> Given request
Using the listing below, report all lines holding the word "that".

> Given data
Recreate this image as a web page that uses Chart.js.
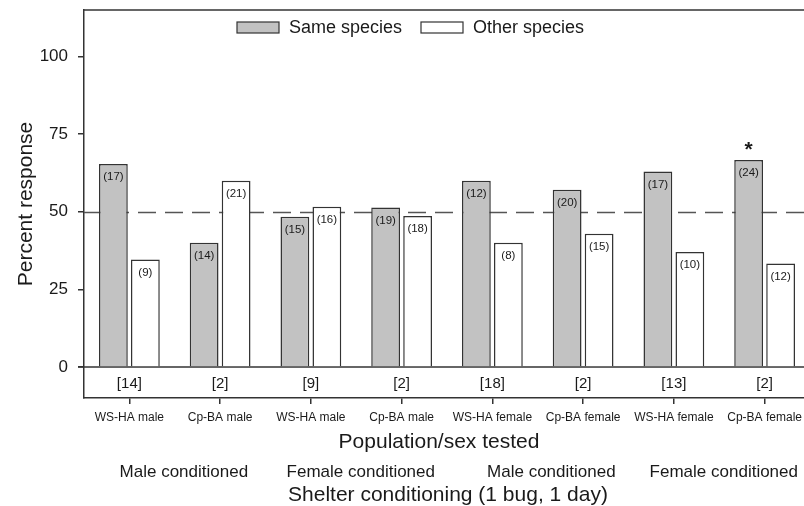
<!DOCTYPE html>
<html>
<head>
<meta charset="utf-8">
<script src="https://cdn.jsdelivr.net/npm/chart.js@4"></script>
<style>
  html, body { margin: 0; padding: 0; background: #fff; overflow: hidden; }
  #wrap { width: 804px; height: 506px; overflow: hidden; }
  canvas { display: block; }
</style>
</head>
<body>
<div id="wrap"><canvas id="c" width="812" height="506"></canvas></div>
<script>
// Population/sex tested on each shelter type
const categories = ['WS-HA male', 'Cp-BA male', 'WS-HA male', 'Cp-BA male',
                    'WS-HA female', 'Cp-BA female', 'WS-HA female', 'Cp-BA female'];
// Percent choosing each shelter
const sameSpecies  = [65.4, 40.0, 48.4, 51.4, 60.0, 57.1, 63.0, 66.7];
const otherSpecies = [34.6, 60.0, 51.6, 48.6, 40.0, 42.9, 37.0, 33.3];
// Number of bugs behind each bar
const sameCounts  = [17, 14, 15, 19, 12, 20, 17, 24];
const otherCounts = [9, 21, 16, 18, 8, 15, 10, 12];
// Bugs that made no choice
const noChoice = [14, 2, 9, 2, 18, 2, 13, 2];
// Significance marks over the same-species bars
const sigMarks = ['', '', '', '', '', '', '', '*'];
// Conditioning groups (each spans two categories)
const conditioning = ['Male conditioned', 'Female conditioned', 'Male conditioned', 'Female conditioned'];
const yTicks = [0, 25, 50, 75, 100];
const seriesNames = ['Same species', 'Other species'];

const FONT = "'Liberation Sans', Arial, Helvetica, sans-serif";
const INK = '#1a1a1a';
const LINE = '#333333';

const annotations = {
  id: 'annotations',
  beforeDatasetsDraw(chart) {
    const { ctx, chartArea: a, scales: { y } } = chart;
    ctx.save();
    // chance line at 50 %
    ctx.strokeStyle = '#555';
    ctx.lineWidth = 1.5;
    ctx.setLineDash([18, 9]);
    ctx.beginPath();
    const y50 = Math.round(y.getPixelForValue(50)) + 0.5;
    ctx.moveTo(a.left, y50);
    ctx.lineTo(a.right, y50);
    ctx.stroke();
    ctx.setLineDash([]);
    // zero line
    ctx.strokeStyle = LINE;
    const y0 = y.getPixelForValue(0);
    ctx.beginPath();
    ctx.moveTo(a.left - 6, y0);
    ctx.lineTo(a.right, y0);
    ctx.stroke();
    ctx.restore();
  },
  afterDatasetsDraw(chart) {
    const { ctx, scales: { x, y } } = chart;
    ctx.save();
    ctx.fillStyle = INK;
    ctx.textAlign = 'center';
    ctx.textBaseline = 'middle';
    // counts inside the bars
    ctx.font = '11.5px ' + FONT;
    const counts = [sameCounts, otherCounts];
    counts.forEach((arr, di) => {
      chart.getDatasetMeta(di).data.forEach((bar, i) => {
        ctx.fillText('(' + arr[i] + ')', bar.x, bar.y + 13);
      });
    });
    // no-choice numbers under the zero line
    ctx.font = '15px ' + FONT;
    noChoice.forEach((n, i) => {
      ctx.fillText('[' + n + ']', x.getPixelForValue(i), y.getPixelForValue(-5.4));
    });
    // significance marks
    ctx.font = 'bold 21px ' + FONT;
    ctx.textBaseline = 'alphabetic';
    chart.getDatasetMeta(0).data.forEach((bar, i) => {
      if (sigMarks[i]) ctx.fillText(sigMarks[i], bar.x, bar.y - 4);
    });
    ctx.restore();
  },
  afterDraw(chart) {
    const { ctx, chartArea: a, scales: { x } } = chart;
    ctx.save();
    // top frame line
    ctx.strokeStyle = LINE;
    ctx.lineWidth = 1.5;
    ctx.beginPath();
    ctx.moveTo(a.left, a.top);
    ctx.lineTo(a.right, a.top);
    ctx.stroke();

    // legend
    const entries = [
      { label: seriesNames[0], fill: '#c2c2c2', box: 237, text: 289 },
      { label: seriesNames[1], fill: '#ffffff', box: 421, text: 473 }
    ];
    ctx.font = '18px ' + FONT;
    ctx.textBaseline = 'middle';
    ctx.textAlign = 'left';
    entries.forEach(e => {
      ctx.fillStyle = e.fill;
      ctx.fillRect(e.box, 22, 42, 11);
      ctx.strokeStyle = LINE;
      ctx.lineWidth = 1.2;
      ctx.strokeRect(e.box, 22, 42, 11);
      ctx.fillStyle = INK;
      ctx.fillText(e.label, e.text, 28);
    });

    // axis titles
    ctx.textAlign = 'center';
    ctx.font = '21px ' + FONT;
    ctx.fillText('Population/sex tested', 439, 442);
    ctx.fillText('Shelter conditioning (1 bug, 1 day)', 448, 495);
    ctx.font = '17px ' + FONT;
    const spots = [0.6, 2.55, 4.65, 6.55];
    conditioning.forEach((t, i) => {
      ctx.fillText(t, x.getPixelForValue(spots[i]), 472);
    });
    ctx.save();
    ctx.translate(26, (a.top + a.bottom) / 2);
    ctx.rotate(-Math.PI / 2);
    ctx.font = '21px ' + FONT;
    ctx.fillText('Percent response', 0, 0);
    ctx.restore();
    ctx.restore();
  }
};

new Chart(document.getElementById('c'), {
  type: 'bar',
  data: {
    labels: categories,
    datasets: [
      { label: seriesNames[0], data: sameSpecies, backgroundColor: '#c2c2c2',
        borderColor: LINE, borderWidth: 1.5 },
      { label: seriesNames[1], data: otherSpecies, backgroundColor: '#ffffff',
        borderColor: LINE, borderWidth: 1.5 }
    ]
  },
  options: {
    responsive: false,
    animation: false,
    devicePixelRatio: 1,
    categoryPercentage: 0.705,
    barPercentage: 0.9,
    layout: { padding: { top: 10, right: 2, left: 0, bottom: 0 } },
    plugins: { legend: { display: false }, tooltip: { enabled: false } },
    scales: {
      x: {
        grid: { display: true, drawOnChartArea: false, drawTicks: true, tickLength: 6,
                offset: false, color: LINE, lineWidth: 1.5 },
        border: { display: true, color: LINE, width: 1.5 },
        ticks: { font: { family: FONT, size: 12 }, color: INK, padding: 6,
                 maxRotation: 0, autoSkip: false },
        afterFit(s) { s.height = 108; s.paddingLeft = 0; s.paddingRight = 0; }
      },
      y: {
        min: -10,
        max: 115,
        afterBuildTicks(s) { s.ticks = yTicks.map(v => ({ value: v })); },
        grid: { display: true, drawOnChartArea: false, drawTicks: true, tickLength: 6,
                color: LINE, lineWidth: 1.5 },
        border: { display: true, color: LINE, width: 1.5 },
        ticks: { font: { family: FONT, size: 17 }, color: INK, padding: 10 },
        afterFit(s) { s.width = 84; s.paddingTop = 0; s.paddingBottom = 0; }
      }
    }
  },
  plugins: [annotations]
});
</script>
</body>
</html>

> Solution
Recreate this image as a web page that uses Chart.js.
// Bugs that made no choice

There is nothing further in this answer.